Because sizing varies a lot between brands you might find that some labels fit your figure particularly well so keep these in mind. For example, I find it hard to get jeans that fit me well but there's a certain size in Sportsgirl jeans that are usually a winner for me.
4. Think About Sizing
I would really recommend being realistic about buying sizes that are currently too small in the hope that you will magically fit into them soon! This is a surefire way to accumulate lots of unwearable clothes that in reality may never fit you! Having said that, keep an open mind, because, as I said in the last section, sizes can vary a lot between brands so make use of the change rooms and try your luck.
5. Take a Long Term Approach
Because thrift shops don't have rows of different sizes and colours in the same styles, it is a very different way of shopping. You're rarely going to find exactly what you're looking for exactly when you want it, so it makes sense to browse regularly and keep your wishlist in mind. Pop into your local op shops regularly and methodically peruse the racks. I also like to check out the second hand stores whenever I'm visiting suburbs that I don't usually go to and especially when I'm travelling in the country.
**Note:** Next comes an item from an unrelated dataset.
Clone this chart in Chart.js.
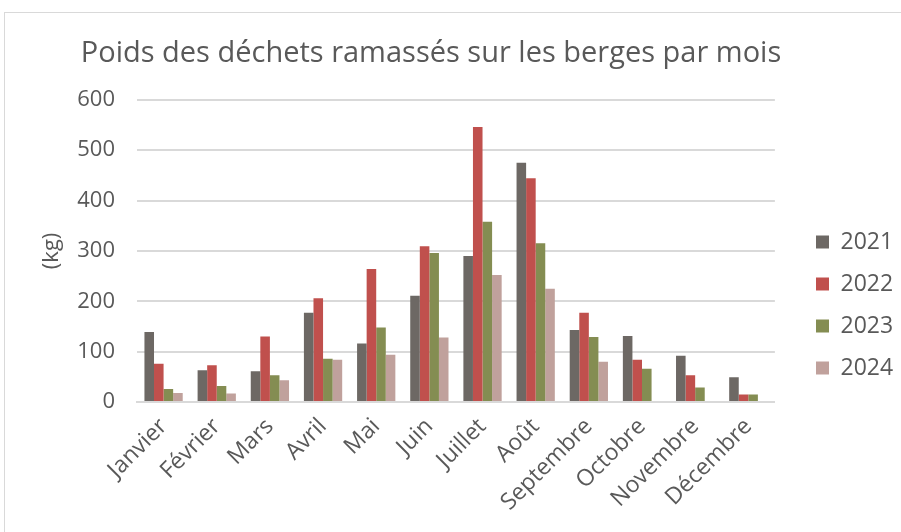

6. Know What to Buy Pre-Loved and What to Buy New
There are certain types of garments which, unless they have been donated brand new, are never going to be in optimum condition. These are usually pieces that are made from a jersey type fabric with elastane or spandex for stretch which are worn frequently and close to the body. Frequent wear and washing will eventually wear the fabric thin and break down elasticity, so these are items you will probably need to purchase new. You can lessen your environmental impact by buying these kinds of items from brands that are using responsible manufacturing methods and sustainable materials and shopping with small and local businesses.